What the exercise asks ▸ Copy each line exactly. Drop every picture.

--- START OF Source material ---

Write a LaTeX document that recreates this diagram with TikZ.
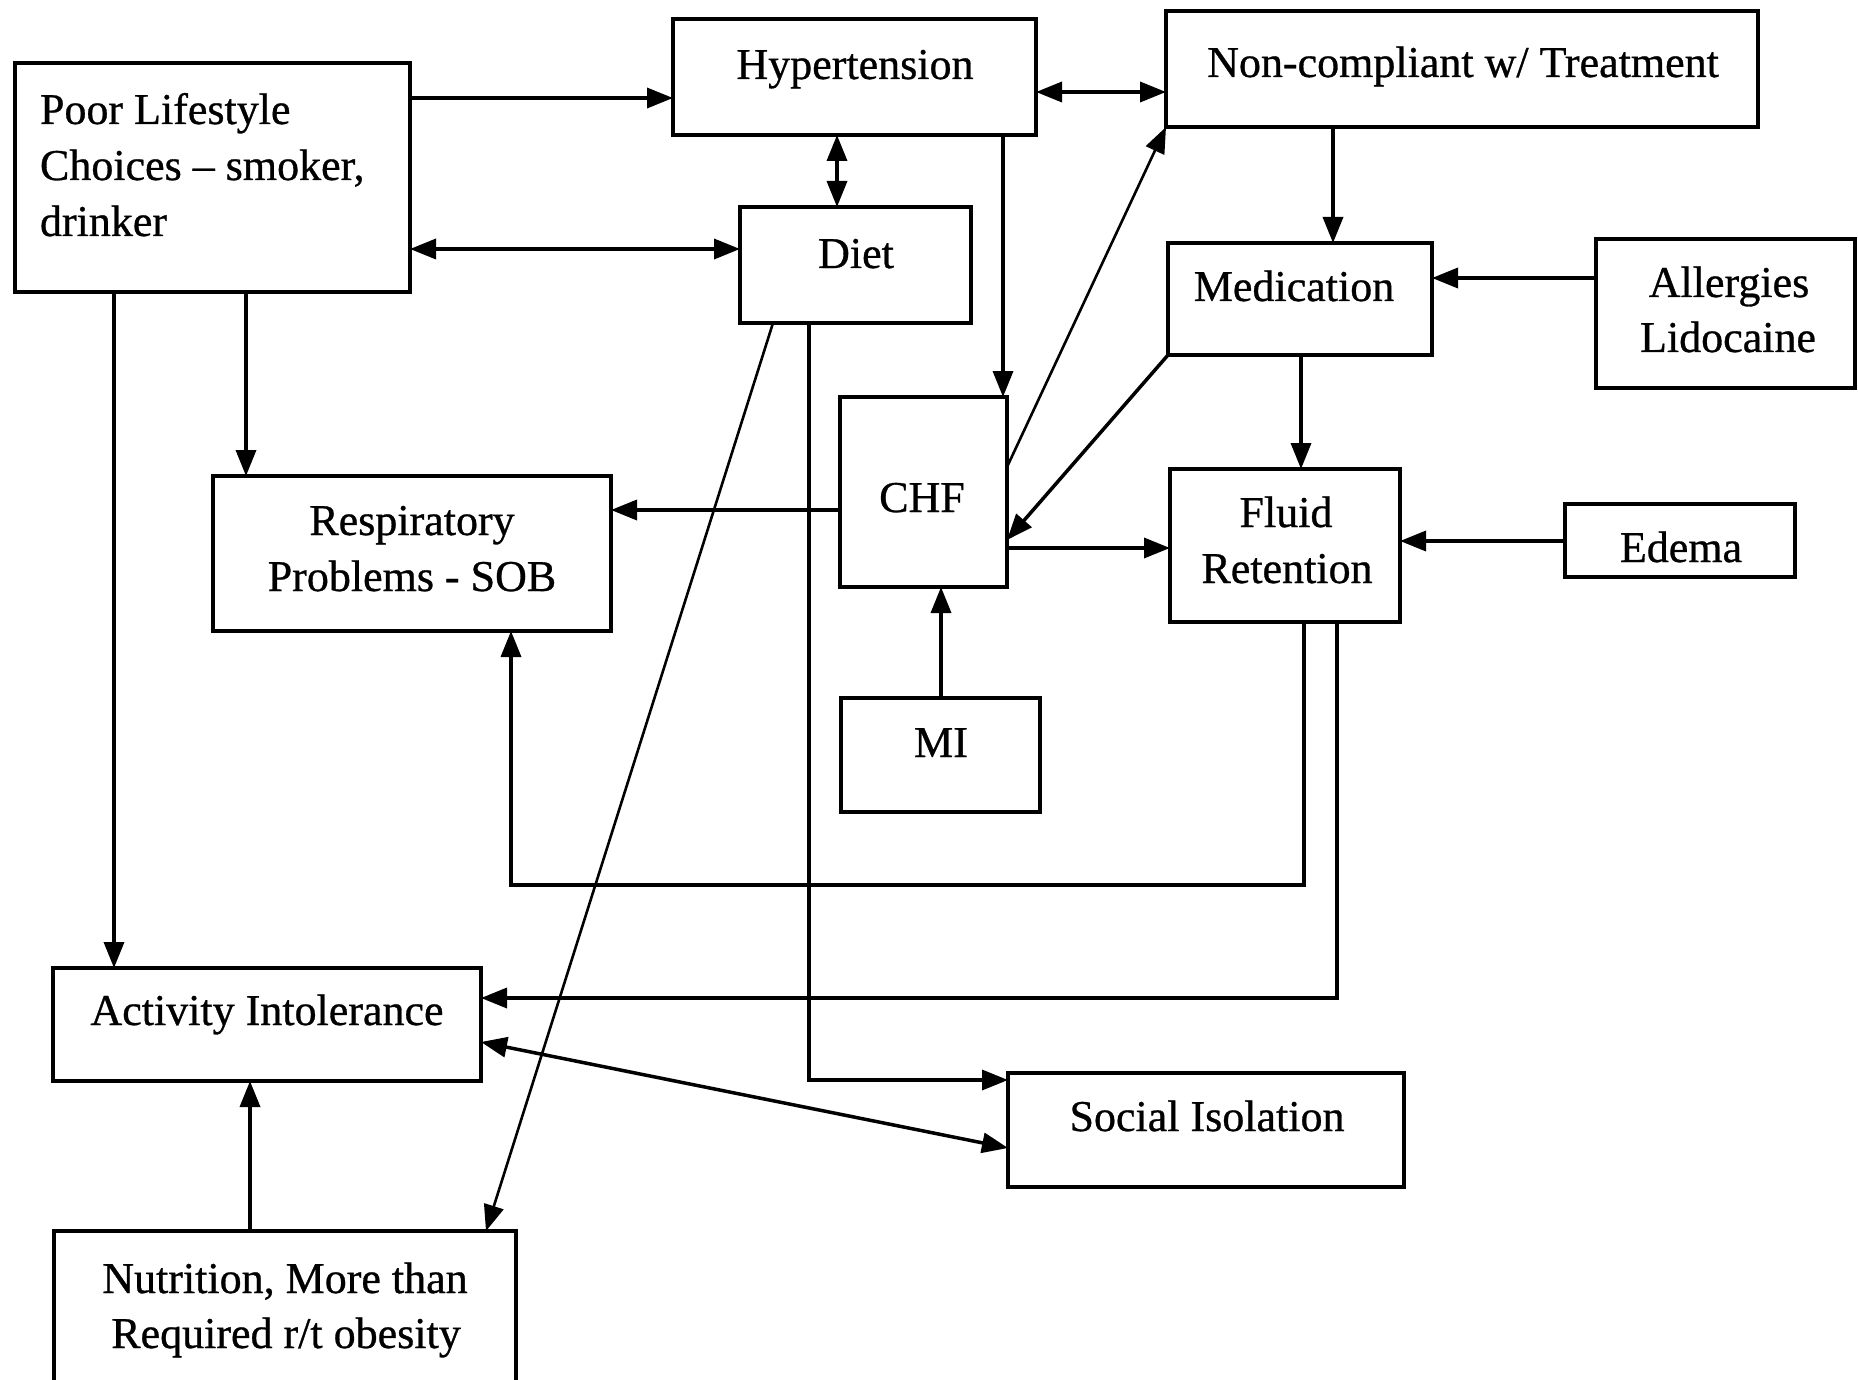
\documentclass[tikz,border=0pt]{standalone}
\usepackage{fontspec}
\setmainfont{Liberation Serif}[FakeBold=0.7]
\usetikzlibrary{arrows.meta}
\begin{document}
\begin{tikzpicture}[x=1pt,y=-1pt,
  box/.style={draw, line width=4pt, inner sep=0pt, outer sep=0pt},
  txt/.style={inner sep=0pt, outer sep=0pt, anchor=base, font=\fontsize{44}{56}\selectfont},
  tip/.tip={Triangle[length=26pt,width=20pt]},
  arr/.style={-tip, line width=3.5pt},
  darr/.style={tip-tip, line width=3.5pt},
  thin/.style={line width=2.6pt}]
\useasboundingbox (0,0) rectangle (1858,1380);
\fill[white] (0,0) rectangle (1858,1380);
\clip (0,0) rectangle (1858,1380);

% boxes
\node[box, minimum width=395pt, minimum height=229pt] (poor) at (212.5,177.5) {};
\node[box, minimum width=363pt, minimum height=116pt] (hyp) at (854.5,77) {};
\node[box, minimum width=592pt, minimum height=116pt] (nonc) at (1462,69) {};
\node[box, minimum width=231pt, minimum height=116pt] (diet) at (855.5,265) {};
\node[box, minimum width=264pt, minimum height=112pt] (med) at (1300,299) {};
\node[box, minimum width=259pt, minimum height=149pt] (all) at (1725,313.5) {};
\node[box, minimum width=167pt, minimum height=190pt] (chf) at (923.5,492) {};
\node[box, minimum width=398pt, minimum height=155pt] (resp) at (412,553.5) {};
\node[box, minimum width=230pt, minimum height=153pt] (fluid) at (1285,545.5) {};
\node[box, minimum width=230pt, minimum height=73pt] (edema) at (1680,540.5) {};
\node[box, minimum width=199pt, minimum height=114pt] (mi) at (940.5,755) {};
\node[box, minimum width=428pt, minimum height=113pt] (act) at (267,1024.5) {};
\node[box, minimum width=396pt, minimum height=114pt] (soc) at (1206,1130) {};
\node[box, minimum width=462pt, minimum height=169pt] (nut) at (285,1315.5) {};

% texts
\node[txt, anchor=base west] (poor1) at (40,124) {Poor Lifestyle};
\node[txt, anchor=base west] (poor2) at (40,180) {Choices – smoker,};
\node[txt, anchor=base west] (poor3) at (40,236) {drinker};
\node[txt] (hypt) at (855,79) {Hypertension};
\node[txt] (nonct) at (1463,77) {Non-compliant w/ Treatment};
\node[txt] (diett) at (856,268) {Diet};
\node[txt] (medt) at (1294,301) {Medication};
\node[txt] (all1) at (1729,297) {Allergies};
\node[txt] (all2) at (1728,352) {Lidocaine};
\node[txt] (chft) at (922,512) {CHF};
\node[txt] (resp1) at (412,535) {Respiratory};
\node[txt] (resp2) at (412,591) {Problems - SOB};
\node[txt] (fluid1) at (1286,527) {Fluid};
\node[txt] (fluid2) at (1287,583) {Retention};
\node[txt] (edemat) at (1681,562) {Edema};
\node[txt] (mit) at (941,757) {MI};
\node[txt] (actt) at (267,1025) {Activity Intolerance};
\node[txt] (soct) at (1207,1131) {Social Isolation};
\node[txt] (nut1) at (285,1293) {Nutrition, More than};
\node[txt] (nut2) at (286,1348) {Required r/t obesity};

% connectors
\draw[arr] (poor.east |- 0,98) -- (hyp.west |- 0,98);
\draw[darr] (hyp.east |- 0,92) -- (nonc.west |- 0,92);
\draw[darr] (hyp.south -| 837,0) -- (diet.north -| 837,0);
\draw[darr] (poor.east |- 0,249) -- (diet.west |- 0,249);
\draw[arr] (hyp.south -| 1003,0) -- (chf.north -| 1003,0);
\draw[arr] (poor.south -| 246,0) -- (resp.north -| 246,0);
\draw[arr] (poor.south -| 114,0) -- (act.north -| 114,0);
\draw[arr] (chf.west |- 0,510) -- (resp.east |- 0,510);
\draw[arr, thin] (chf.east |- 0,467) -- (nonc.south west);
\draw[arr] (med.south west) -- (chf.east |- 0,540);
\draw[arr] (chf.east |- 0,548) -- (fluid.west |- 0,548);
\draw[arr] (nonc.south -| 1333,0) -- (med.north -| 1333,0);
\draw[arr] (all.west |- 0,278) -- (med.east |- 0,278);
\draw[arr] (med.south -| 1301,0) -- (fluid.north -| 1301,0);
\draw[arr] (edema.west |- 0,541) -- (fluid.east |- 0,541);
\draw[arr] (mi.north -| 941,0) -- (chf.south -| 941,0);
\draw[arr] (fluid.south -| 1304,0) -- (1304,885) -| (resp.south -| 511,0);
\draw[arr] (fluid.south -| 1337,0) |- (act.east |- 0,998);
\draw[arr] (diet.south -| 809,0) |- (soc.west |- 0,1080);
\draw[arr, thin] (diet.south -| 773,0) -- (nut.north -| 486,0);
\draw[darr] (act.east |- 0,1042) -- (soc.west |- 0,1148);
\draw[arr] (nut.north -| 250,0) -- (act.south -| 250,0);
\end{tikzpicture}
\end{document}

--- END OF Source material ---

Correct response ▸
Write a LaTeX document that recreates this diagram with TikZ.
\documentclass[tikz,border=0pt]{standalone}
\usepackage{fontspec}
\setmainfont{Liberation Serif}[FakeBold=0.7]
\usetikzlibrary{arrows.meta}
\begin{document}
\begin{tikzpicture}[x=1pt,y=-1pt,
  box/.style={draw, line width=4pt, inner sep=0pt, outer sep=0pt},
  txt/.style={inner sep=0pt, outer sep=0pt, anchor=base, font=\fontsize{44}{56}\selectfont},
  tip/.tip={Triangle[length=26pt,width=20pt]},
  arr/.style={-tip, line width=3.5pt},
  darr/.style={tip-tip, line width=3.5pt},
  thin/.style={line width=2.6pt}]
\useasboundingbox (0,0) rectangle (1858,1380);
\fill[white] (0,0) rectangle (1858,1380);
\clip (0,0) rectangle (1858,1380);

% boxes
\node[box, minimum width=395pt, minimum height=229pt] (poor) at (212.5,177.5) {};
\node[box, minimum width=363pt, minimum height=116pt] (hyp) at (854.5,77) {};
\node[box, minimum width=592pt, minimum height=116pt] (nonc) at (1462,69) {};
\node[box, minimum width=231pt, minimum height=116pt] (diet) at (855.5,265) {};
\node[box, minimum width=264pt, minimum height=112pt] (med) at (1300,299) {};
\node[box, minimum width=259pt, minimum height=149pt] (all) at (1725,313.5) {};
\node[box, minimum width=167pt, minimum height=190pt] (chf) at (923.5,492) {};
\node[box, minimum width=398pt, minimum height=155pt] (resp) at (412,553.5) {};
\node[box, minimum width=230pt, minimum height=153pt] (fluid) at (1285,545.5) {};
\node[box, minimum width=230pt, minimum height=73pt] (edema) at (1680,540.5) {};
\node[box, minimum width=199pt, minimum height=114pt] (mi) at (940.5,755) {};
\node[box, minimum width=428pt, minimum height=113pt] (act) at (267,1024.5) {};
\node[box, minimum width=396pt, minimum height=114pt] (soc) at (1206,1130) {};
\node[box, minimum width=462pt, minimum height=169pt] (nut) at (285,1315.5) {};

% texts
\node[txt, anchor=base west] (poor1) at (40,124) {Poor Lifestyle};
\node[txt, anchor=base west] (poor2) at (40,180) {Choices – smoker,};
\node[txt, anchor=base west] (poor3) at (40,236) {drinker};
\node[txt] (hypt) at (855,79) {Hypertension};
\node[txt] (nonct) at (1463,77) {Non-compliant w/ Treatment};
\node[txt] (diett) at (856,268) {Diet};
\node[txt] (medt) at (1294,301) {Medication};
\node[txt] (all1) at (1729,297) {Allergies};
\node[txt] (all2) at (1728,352) {Lidocaine};
\node[txt] (chft) at (922,512) {CHF};
\node[txt] (resp1) at (412,535) {Respiratory};
\node[txt] (resp2) at (412,591) {Problems - SOB};
\node[txt] (fluid1) at (1286,527) {Fluid};
\node[txt] (fluid2) at (1287,583) {Retention};
\node[txt] (edemat) at (1681,562) {Edema};
\node[txt] (mit) at (941,757) {MI};
\node[txt] (actt) at (267,1025) {Activity Intolerance};
\node[txt] (soct) at (1207,1131) {Social Isolation};
\node[txt] (nut1) at (285,1293) {Nutrition, More than};
\node[txt] (nut2) at (286,1348) {Required r/t obesity};

% connectors
\draw[arr] (poor.east |- 0,98) -- (hyp.west |- 0,98);
\draw[darr] (hyp.east |- 0,92) -- (nonc.west |- 0,92);
\draw[darr] (hyp.south -| 837,0) -- (diet.north -| 837,0);
\draw[darr] (poor.east |- 0,249) -- (diet.west |- 0,249);
\draw[arr] (hyp.south -| 1003,0) -- (chf.north -| 1003,0);
\draw[arr] (poor.south -| 246,0) -- (resp.north -| 246,0);
\draw[arr] (poor.south -| 114,0) -- (act.north -| 114,0);
\draw[arr] (chf.west |- 0,510) -- (resp.east |- 0,510);
\draw[arr, thin] (chf.east |- 0,467) -- (nonc.south west);
\draw[arr] (med.south west) -- (chf.east |- 0,540);
\draw[arr] (chf.east |- 0,548) -- (fluid.west |- 0,548);
\draw[arr] (nonc.south -| 1333,0) -- (med.north -| 1333,0);
\draw[arr] (all.west |- 0,278) -- (med.east |- 0,278);
\draw[arr] (med.south -| 1301,0) -- (fluid.north -| 1301,0);
\draw[arr] (edema.west |- 0,541) -- (fluid.east |- 0,541);
\draw[arr] (mi.north -| 941,0) -- (chf.south -| 941,0);
\draw[arr] (fluid.south -| 1304,0) -- (1304,885) -| (resp.south -| 511,0);
\draw[arr] (fluid.south -| 1337,0) |- (act.east |- 0,998);
\draw[arr] (diet.south -| 809,0) |- (soc.west |- 0,1080);
\draw[arr, thin] (diet.south -| 773,0) -- (nut.north -| 486,0);
\draw[darr] (act.east |- 0,1042) -- (soc.west |- 0,1148);
\draw[arr] (nut.north -| 250,0) -- (act.south -| 250,0);
\end{tikzpicture}
\end{document}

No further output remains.